Copper fell most in two weeks in London and New York on speculation an industry report will add to signs that U.S. economic growth is slowing. Nickel declined after Inco Ltd., the world's second-largest producer, reached an agreement with workers to end a two-month strike.

Sales of previously owned homes dropped in August to the lowest since early 2004, economists expect a report by the U.S. National Association of Realtors to show today. Copper has dropped 16 percent from a record $8,800 in mid-May, partly on evidence of shrinking U.S. demand.

``The market is becoming more concerned about slower economic growth in the U.S., which means slower demand for metals,'' said Michael Widmer, head of metals research at Calyon in London. Calyon is among 11 companies that trade on the floor of the London Metal Exchange.

Copper for delivery in three months fell $155, or 2.1 percent, to $7,390 a metric ton at 1:46 p.m. on the LME. A close at that price would mark the biggest percentage decline since Sept. 11. The metal has quadrupled in the past five years, partly fueled by demand for pipes and wires used in U.S. homes.

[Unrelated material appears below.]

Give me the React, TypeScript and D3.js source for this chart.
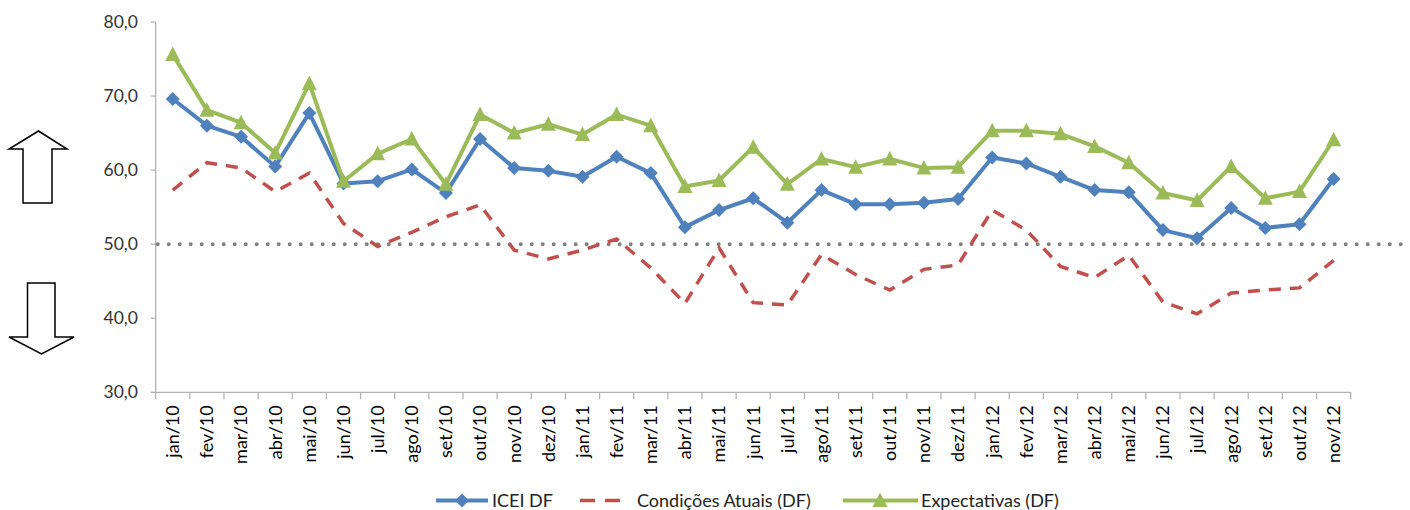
import * as d3 from "d3";

const months = [
  "jan/10", "fev/10", "mar/10", "abr/10", "mai/10", "jun/10", "jul/10", "ago/10", "set/10", "out/10", "nov/10", "dez/10",
  "jan/11", "fev/11", "mar/11", "abr/11", "mai/11", "jun/11", "jul/11", "ago/11", "set/11", "out/11", "nov/11", "dez/11",
  "jan/12", "fev/12", "mar/12", "abr/12", "mai/12", "jun/12", "jul/12", "ago/12", "set/12", "out/12", "nov/12",
];

const icei = [
  69.6, 66.0, 64.5, 60.5, 67.7, 58.2, 58.5, 60.1, 56.9, 64.2, 60.3, 59.9,
  59.1, 61.8, 59.6, 52.3, 54.6, 56.2, 52.9, 57.3, 55.4, 55.4, 55.6, 56.1,
  61.7, 60.9, 59.1, 57.3, 57.0, 51.9, 50.8, 54.9, 52.2, 52.7, 58.8,
];

const condicoes = [
  57.3, 61.0, 60.3, 57.1, 59.6, 52.8, 49.7, 51.6, 53.7, 55.3, 49.2, 48.0,
  49.2, 50.7, 46.8, 42.0, 49.5, 42.1, 41.8, 48.6, 45.9, 43.8, 46.6, 47.2,
  54.6, 51.9, 47.0, 45.5, 48.5, 42.2, 40.6, 43.4, 43.8, 44.1, 47.8,
];

const expectativas = [
  75.6, 68.1, 66.4, 62.3, 71.7, 58.5, 62.2, 64.2, 58.1, 67.5, 65.0, 66.2,
  64.8, 67.5, 66.0, 57.8, 58.6, 63.1, 58.1, 61.5, 60.4, 61.5, 60.3, 60.4,
  65.3, 65.3, 64.9, 63.2, 61.0, 56.9, 55.9, 60.5, 56.2, 57.1, 64.1,
];

const yTicks = [30, 40, 50, 60, 70, 80];
const threshold = 50;

const BLUE = "#4f81bd";
const RED = "#c0504d";
const GREEN = "#9bbb59";
const FONT = "Lato, 'Open Sans', sans-serif";

const diamond = "M0,-7L7,0L0,7L-7,0Z";
const triangle = "M0,-8L7.5,6.5L-7.5,6.5Z";

export default function App() {
  const width = 1410;
  const height = 510;
  const left = 155.7;
  const right = 1350.7;
  const top = 22;
  const bottom = 392.3;

  const x = d3.scaleBand<string>().domain(months).range([left, right]);
  const y = d3.scaleLinear().domain([30, 80]).range([bottom, top]);
  const cx = (m: string) => (x(m) ?? 0) + x.bandwidth() / 2;

  const line = d3
    .line<number>()
    .x((_, i) => cx(months[i]))
    .y((d) => y(d));

  const fmt = (v: number) => v.toFixed(1).replace(".", ",");
  const boundaries = [...months.map((m) => x(m) ?? 0), right];
  const ly = 500.5;

  return (
    <div style={{ position: "absolute", left: 0, top: 0 }}>
      <svg width={width} height={height} style={{ display: "block", background: "#fff" }}>
        {/* arrows */}
        <path d="M23,203 L23,149 L9,149 L38.5,131 L67,149 L52,149 L52,203 Z" fill="#fff" stroke="#000" strokeWidth={1.5} />
        <path d="M27.5,283 L55,283 L55,337 L74,337 L41.5,354 L9,337 L27.5,337 Z" fill="#fff" stroke="#000" strokeWidth={1.5} />

        {/* y axis */}
        <line x1={left} x2={left} y1={top} y2={bottom} stroke="#b3b3b3" strokeWidth={1.3} />
        {yTicks.map((t) => (
          <g key={t}>
            <line x1={left - 5} x2={left} y1={y(t)} y2={y(t)} stroke="#b3b3b3" strokeWidth={1.3} />
            <text x={138} y={y(t)} dy="0.35em" textAnchor="end" fontFamily={FONT} fontSize={17.5} fill="#333">
              {fmt(t)}
            </text>
          </g>
        ))}

        {/* x axis */}
        <line x1={left} x2={right} y1={bottom} y2={bottom} stroke="#b3b3b3" strokeWidth={1.3} />
        {boundaries.map((b, i) => (
          <line key={i} x1={b} x2={b} y1={bottom} y2={bottom + 7} stroke="#b3b3b3" strokeWidth={1.3} />
        ))}
        {months.map((m) => (
          <text
            key={m}
            transform={`translate(${cx(m)},${bottom + 13}) rotate(-90)`}
            textAnchor="end"
            dy="0.35em"
            fontFamily={FONT}
            fontSize={18}
            fill="#000"
          >
            {m}
          </text>
        ))}

        {/* 50 reference */}
        <line
          x1={left + 2}
          x2={1405}
          y1={y(threshold)}
          y2={y(threshold)}
          stroke="#808080"
          strokeWidth={4}
          strokeLinecap="round"
          strokeDasharray="0 11"
        />

        {/* series */}
        <path d={line(condicoes) ?? ""} fill="none" stroke={RED} strokeWidth={3.5} strokeDasharray="12 9" />
        <path d={line(icei) ?? ""} fill="none" stroke={BLUE} strokeWidth={4} strokeLinejoin="round" />
        {icei.map((v, i) => (
          <path key={i} d={diamond} transform={`translate(${cx(months[i])},${y(v)})`} fill={BLUE} />
        ))}
        <path d={line(expectativas) ?? ""} fill="none" stroke={GREEN} strokeWidth={4} strokeLinejoin="round" />
        {expectativas.map((v, i) => (
          <path key={i} d={triangle} transform={`translate(${cx(months[i])},${y(v)})`} fill={GREEN} />
        ))}

        {/* legend */}
        <g fontFamily={FONT} fontSize={18} fill="#222">
          <line x1={436} x2={488} y1={ly} y2={ly} stroke={BLUE} strokeWidth={4} />
          <path d={diamond} transform={`translate(462,${ly})`} fill={BLUE} />
          <text x={492} y={ly} dy="0.35em">ICEI DF</text>

          <line x1={580} x2={621} y1={ly} y2={ly} stroke={RED} strokeWidth={3.5} strokeDasharray="15 10" />
          <text x={637} y={ly} dy="0.35em">Condições Atuais (DF)</text>

          <line x1={843} x2={918} y1={ly} y2={ly} stroke={GREEN} strokeWidth={4} />
          <path d={triangle} transform={`translate(880,${ly})`} fill={GREEN} />
          <text x={921} y={ly} dy="0.35em">Expectativas (DF)</text>
        </g>
      </svg>
    </div>
  );
}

Copper for December delivery declined 7.6 cents, or 2.2 percent, to $3.3675 a pound on the Comex division of the New York Mercantile Exchange. Before today, prices had gained 69 percent this year. A futures contract is an obligation to buy or sell a commodity at a fixed price for a specific delivery date.

Sales of previously owned homes in the U.S., the second- biggest copper consumer, fell to an annual rate of 6.2 million last month from 6.33 million in July, according to the median estimate of 51 economists surveyed by Bloomberg News. The realtor group will release data at 10 a.m. Washington time. As much as 400 pounds of copper is used in the average U.S. house.

Copper Stockpiles

Dwindling demand for the metal may increase inventories, Widmer said. Stockpiles monitored by the LME increased 350 tons, or 0.3 percent, to 121,625 tons today. That's still less than three days of global consumption.

BHP Billiton Ltd., the world's largest miner, avoided a strike at its Spence copper mine in Chile. Workers voted to accept a three-year contract that includes a wage increase and a bonus, Andres Ramirez, union president, said yesterday. Workers had planned a strike tomorrow.

Spence is scheduled to start production in the fourth quarter.

Hedge-fund managers and other large speculators increased their net-short position, or bet prices will fall, by 18 percent to 11,042 contracts of Comex copper futures in the week ended Sept. 19, according to the Commodity Futures Trading Commission. Net- short positions rose by 1,648 contracts, or 18 percent, from a week earlier.

Nickel for delivery in three months fell $400, or 1.5 percent, to $27,250 a ton in London.

The 120-member United Steelworkers Local 6480 may ratify an agreement with Inco as early as this week and resume work at Voisey's Bay in Labrador, Canada,, company spokesman Bob Carter said Sept. 23.

Toronto-based Inco suspended production at Voisey's Bay after workers went on strike July 28 following five months of contract negotiations. The mine can produce 110 million pounds of nickel and 70 million pounds of copper a year.